De plus, pour les années 2006, 2007 et 2008, la Ville n'a pas facturé de loyer, une perte que l'un des plaignants évalue à 240 000 $. La directrice générale de la Ville affirme que les impôts fonciers que paie le CCM depuis la défusion «tiennent lieu de loyer» jusqu'à ce que le nouveau bail soit signé.

Un des plaignants a écrit à la ministre Normandeau et à la Commission municipale du Québec que Saint-Lambert veut permettre au CCM de déduire ses dépenses d'immobilisation de son loyer à payer. Cela pourrait se traduire, selon lui, par une exemption totale de tout paiement.

Taxation résidentielle

L'évaluation foncière du terrain du CCM, de 5,1 millions en 2005, est passée à 2,4 millions en 2006 - une baisse de 52 %. Pourtant, terrains, maisons et golfs voisins ont pris de la valeur. Le terrain du CMM est évalué à 0,75 $ le pied carré, alors que celui du Parcours du cerf est à 2,25 $.

Des citoyens se plaignent par ailleurs que l'impôt foncier du club est établi au taux résidentiel, contrairement aux autres clubs de golf privés ou semi-privés de la Rive-Sud.

Un des plaignants dénonce le fait que l'impôt foncier et la taxe scolaire n'ont jamais été facturées au club entre 1973 et 2005. Il a fallu la fusion de Saint-Lambert à Longueuil pour qu'une facture soit envoyée au CCM. L'entente entre le CCM et la Ville contenait une clause d'exemption de taxes reconduite depuis 1973. Mais l'agglomération a rejeté cette clause, jugée illégale.

Des citoyens ont aussi soulevé des liens étroits entre la Ville et le CCM. La directrice générale de la Ville figure dans le répertoire 2008 des membres du club avec son mari, Pierre Lortie. Or, c'est elle que le maire a chargée négocier le renouvellement du bail. Michèle V. Lortie rétorque qu'elle n'est pas en conflit d'intérêts puisqu'elle ne se considère pas comme membre à part entière du club, mais membre conjointe. La Presse a constaté qu'un membre conjoint doit payer une cotisation annuelle de 2313,50 $ au club.

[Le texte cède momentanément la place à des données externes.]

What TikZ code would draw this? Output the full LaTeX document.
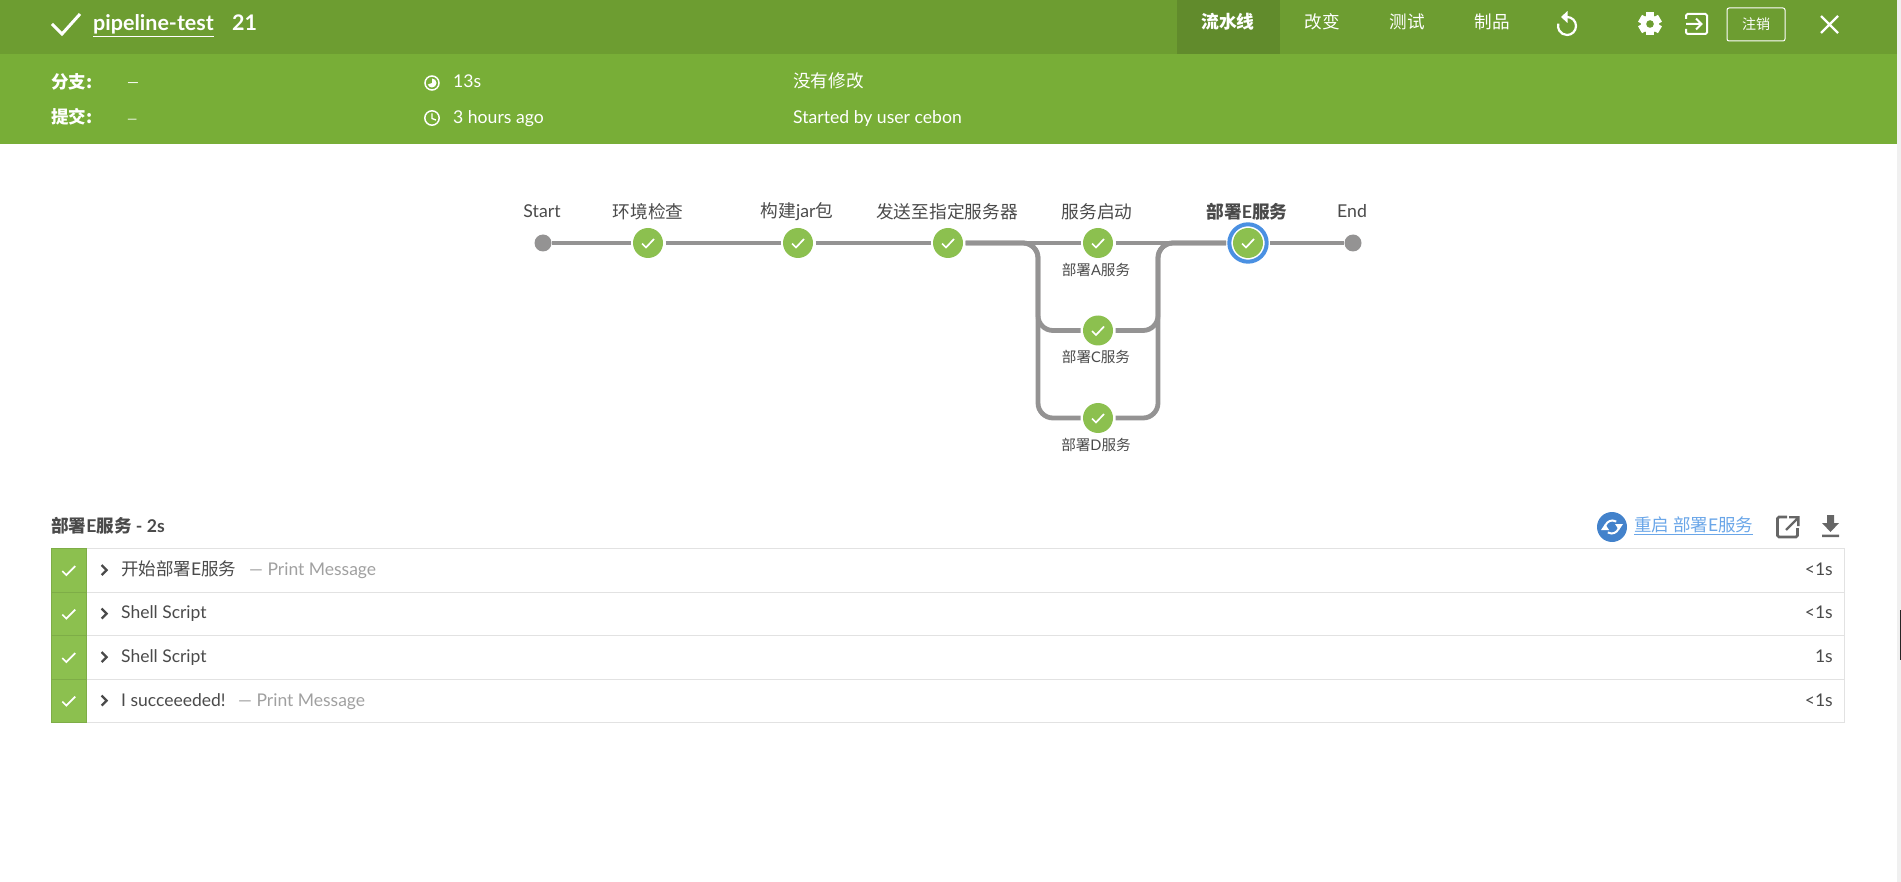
\documentclass[tikz,border=0pt]{standalone}
\usepackage{fontspec}
\setmainfont{Lato}
\newfontfamily\cjk{Noto Sans CJK SC}
\definecolor{headDark}{HTML}{6D9D31}
\definecolor{headTab}{HTML}{618B2C}
\definecolor{headMain}{HTML}{78AE37}
\definecolor{okGreen}{HTML}{8CC04F}
\definecolor{lineGray}{HTML}{949393}
\definecolor{ringBlue}{HTML}{4A90E2}
\definecolor{textGray}{HTML}{4A4A4A}
\definecolor{softGray}{HTML}{A0A0A0}
\definecolor{rowGray}{HTML}{E2E2E2}
\definecolor{iconGray}{HTML}{666666}
\definecolor{linkBlue}{HTML}{6AA6E8}
\tikzset{
  stepdone/.style={circle,fill=okGreen,minimum size=30,inner sep=0,outer sep=2.5},
  stepend/.style={circle,fill=lineGray,minimum size=17,inner sep=0},
  conn/.style={draw=lineGray,line width=4.8},
  tickline/.style={draw=white,line width=1.7},
  toplbl/.style={inner sep=0,text=textGray,font=\fontsize{17.7}{20}\selectfont},
  sublbl/.style={inner sep=0,text=textGray,font=\fontsize{14.6}{17}\selectfont},
  headtxt/.style={inner sep=0,text=white,font=\fontsize{17.6}{20}\selectfont},
  headbase/.style={headtxt,anchor=base west},
  rowtxt/.style={inner sep=0,anchor=base west,text=textGray,font=\fontsize{17.5}{20}\selectfont},
  rowsoft/.style={inner sep=0,anchor=base west,text=softGray,font=\fontsize{17.5}{20}\selectfont},
  rowtime/.style={inner sep=0,anchor=base east,text=textGray,font=\fontsize{17.5}{20}\selectfont},
}
\begin{document}
\begin{tikzpicture}[x=1pt,y=-1pt]
  \useasboundingbox (0,0) rectangle (1901,882);
  % header bars
  \fill[headDark] (0,0) rectangle (1897,54);
  \fill[headMain] (0,54) rectangle (1897,144);
  \fill[headTab] (1177,0) rectangle (1280,54);
  \fill[black!6] (1897,0) rectangle (1901,882);
  \fill[black!85] (1900,610) rectangle (1901,660);
  % title row
  \draw[white,line width=3] (52,24) -- (62,34) -- (80,14);
  \node[inner sep=0,anchor=base west,text=white,font=\fontsize{21.5}{24}\bfseries] (title) at (93,31) {\underline{pipeline-test}};
  \node[inner sep=0,anchor=base west,text=white,font=\fontsize{21.5}{24}\bfseries] (runno) at (232,31) {21};
  \node[headtxt,font=\fontsize{17.8}{20}\bfseries] (tabflow) at (1228,22) {\cjk 流水线};
  \node[headtxt] (tabchg) at (1322,22) {\cjk 改变};
  \node[headtxt] (tabtest) at (1407,22) {\cjk 测试};
  \node[headtxt] (tabprod) at (1492,22) {\cjk 制品};
  % reset
  \draw[white,line width=2.2] (1567,17) arc (-90:195:9);
  \fill[white] (1567.5,11) -- (1567.5,23) -- (1561,17) -- cycle;
  % gear
  \foreach \a in {0,60,120} {
    \fill[white,rotate around={\a:(1650,24)}] (1646,12.5) rectangle (1654,35.5);
  }
  \fill[white] (1650,24) circle (9);
  \fill[headDark] (1650,24) circle (3.8);
  % exit
  \draw[white,line width=2,rounded corners=1.5] (1686,19) -- (1686,14) -- (1707,14) -- (1707,34) -- (1686,34) -- (1686,29);
  \draw[white,line width=2] (1686,24) -- (1701,24) (1696,18.5) -- (1701.5,24) -- (1696,29.5);
  \node[draw=white,rounded corners=2,line width=1,minimum width=58,minimum height=33,inner sep=0,text=white,font=\fontsize{14}{17}\selectfont] (logout) at (1756,24.5) {\cjk 注销};
  \draw[white,line width=2.2] (1821,16) -- (1838,33) (1838,16) -- (1821,33);
  % summary
  \node[headbase,font=\fontsize{17.5}{20}\bfseries] (lblbranch) at (51,88.5) {\cjk 分支:};
  \node[headbase,font=\fontsize{17.5}{20}\bfseries] (lblcommit) at (51,124) {\cjk 提交:};
  \node[headbase,font=\fontsize{15}{20}\selectfont] (valbranch) at (127,88) {—};
  \node[headbase,font=\fontsize{13}{20}\selectfont] (valcommit) at (127,124) {—};
  \draw[white,line width=1.5] (432,83) circle (7);
  \fill[white] (432,83) -- (432,78.5) arc (-90:160:4.5) -- cycle;
  \draw[white,line width=1.5] (432,118) circle (7.2);
  \draw[white,line width=1.3] (432,113.5) -- (432,118.5) -- (436,120);
  \node[headbase] (valtime) at (453,88) {13s};
  \node[headbase] (valago) at (453,124) {3 hours ago};
  \node[headbase] (valchg) at (793,88) {\cjk 没有修改};
  \node[headbase] (valuser) at (793,124) {Started by user cebon};
  % pipeline nodes
  \node[stepend] (start) at (543,243) {};
  \node[stepdone] (env) at (648,243) {};
  \node[stepdone] (build) at (798,243) {};
  \node[stepdone] (send) at (948,243) {};
  \node[stepdone] (deployA) at (1098,243) {};
  \node[stepdone] (deployC) at (1098,330.5) {};
  \node[stepdone] (deployD) at (1098,418) {};
  \node[stepdone,outer sep=7] (deployE) at (1248,243) {};
  \node[stepend] (finish) at (1353,243) {};
  \coordinate (forkL) at (1038,243);
  \coordinate (joinR) at (1158,243);
  \draw[ringBlue,line width=4] (deployE) circle (18.7);
  % connectors
  \draw[conn] (start) -- (env);
  \draw[conn] (env) -- (build);
  \draw[conn] (build) -- (send);
  \draw[conn] (send) -- (deployA);
  \draw[conn] (deployA) -- (deployE);
  \draw[conn] (deployE) -- (finish);
  \draw[conn,rounded corners=15] (send) -- (forkL) |- (deployC);
  \draw[conn,rounded corners=15] (send) -- (forkL) |- (deployD);
  \draw[conn,rounded corners=15] (deployC) -| (joinR) -- (deployE);
  \draw[conn,rounded corners=15] (deployD) -| (joinR) -- (deployE);
  % check marks
  \foreach \n in {env,build,send,deployA,deployC,deployD,deployE} {
    \draw[tickline] ([shift={(-6,0.5)}]\n.center) -- ++(4,4) -- ++(8,-8.5);
  }
  % pipeline labels
  \node[toplbl,anchor=base] (lblstart) at (542,218) {Start};
  \node[toplbl] (lblenv) at (648,212) {\cjk 环境检查};
  \node[toplbl] (lblbuild) at (797,212) {{\cjk 构建}jar{\cjk 包}};
  \node[toplbl] (lblsend) at (947,212) {\cjk 发送至指定服务器};
  \node[toplbl] (lblstage) at (1097,212) {\cjk 服务启动};
  \node[toplbl,font=\fontsize{17.7}{20}\bfseries] (lblE) at (1247,212) {{\cjk 部署}E{\cjk 服务}};
  \node[toplbl,anchor=base] (lblend) at (1352,218) {End};
  \node[sublbl] (lblA) at (1096,270) {{\cjk 部署}A{\cjk 服务}};
  \node[sublbl] (lblC) at (1096,357) {{\cjk 部署}C{\cjk 服务}};
  \node[sublbl] (lblD) at (1096,445) {{\cjk 部署}D{\cjk 服务}};
  % step list
  \node[rowtxt,font=\fontsize{17.6}{20}\bfseries] (listhead) at (51,532) {{\cjk 部署}E{\cjk 服务} - 2s};
  \fill[ringBlue!90!black] (1612,527) circle (15);
  \draw[white,line width=2] (1605,528) arc (180:300:7.5);
  \draw[white,line width=2] (1619,526) arc (0:120:7.5);
  \fill[white] (1601,530) -- (1609,530) -- (1605,524) -- cycle;
  \fill[white] (1615,524) -- (1623,524) -- (1619,530) -- cycle;
  \node[inner sep=0,anchor=base west,text=linkBlue,font=\fontsize{17.5}{20}\selectfont] (restart) at (1634,531) {\underline{{\cjk 重启 部署}E{\cjk 服务}}};
  \draw[iconGray,line width=2.6,rounded corners=1.5] (1787,517) -- (1777.5,517) -- (1777.5,537) -- (1797.5,537) -- (1797.5,528);
  \draw[iconGray,line width=2.4] (1786,530) -- (1797,519) (1789,517.2) -- (1798.3,517.2) -- (1798.3,526);
  \fill[iconGray] (1827,515) rectangle (1834,523) (1822,523) -- (1839,523) -- (1830.5,532) -- cycle (1822,534.5) rectangle (1839,537);
  % rows
  \foreach \r/\ytop in {A/548,B/591.5,C/635,D/678.5} {
    \node[draw=rowGray,line width=1.1,minimum width=1793,minimum height=43.5,inner sep=0,anchor=north west] (row\r) at (51,\ytop) {};
    \node[fill=okGreen,draw=black!10!okGreen,line width=0.6,minimum width=35,minimum height=43.5,inner sep=0,anchor=north west] (tick\r) at (51,\ytop) {};
    \draw[tickline] ([shift={(-6.5,1)}]tick\r.center) -- ++(4,4) -- ++(9,-9);
    \draw[textGray,line width=2.3] ([shift={(15,-5)}]tick\r.east) -- ++(5,5) -- ++(-5,5);
  }
  \node[rowtxt] (nameA) at (121,575) {{\cjk 开始部署}E{\cjk 服务}};
  \node[rowsoft] (typeA) at (249,575) {— Print Message};
  \node[rowtxt] (nameB) at (121,618) {Shell Script};
  \node[rowtxt] (nameC) at (121,662.5) {Shell Script};
  \node[rowtxt] (nameD) at (121,706) {I succeeeded!};
  \node[rowsoft] (typeD) at (238,706) {— Print Message};
  \node[rowtime] (timeA) at (1833,575) {<1s};
  \node[rowtime] (timeB) at (1833,618.5) {<1s};
  \node[rowtime] (timeC) at (1833,662.5) {1s};
  \node[rowtime] (timeD) at (1833,706) {<1s};
\end{tikzpicture}
\end{document}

Le maire Finn et le conseiller municipal Bruno Burrogano sont aussi membres du CCM. Le conseiller municipal Philippe Brunet en est actionnaire, mais il dit que ses actions n'ont «aucune valeur marchande».

Le membre du CCM qui renégocie le bail avec la Ville est Robert Taylor : il était l'agent officiel du maire Finn lors des dernières élections municipales.

Le CCM n'est pas dans une situation financière florissante. Son nombre de membres diminue : 633 en 1998, 593 en 2001, 557 en 2007. Dans son rapport annuel 2007, sa dette est de 722 323 $ et son déficit de 110 121 $ a dû être comblé par une cotisation supplémentaire.

Des citoyens trouvent qu'on fait un cadeau au CCM alors que, en même temps, Saint-Lambert ne déneige plus tous ses trottoirs. De plus, un projet de Maison de la culture traîne depuis des années. Le conseiller Philippe Brunet a suggéré mercredi à Louise D'Aoust, qui se bat pour créer cette Maison de la culture, de demander aux Lambertois qui signent sa pétition de donner plutôt chacun un chèque de... 1000 $.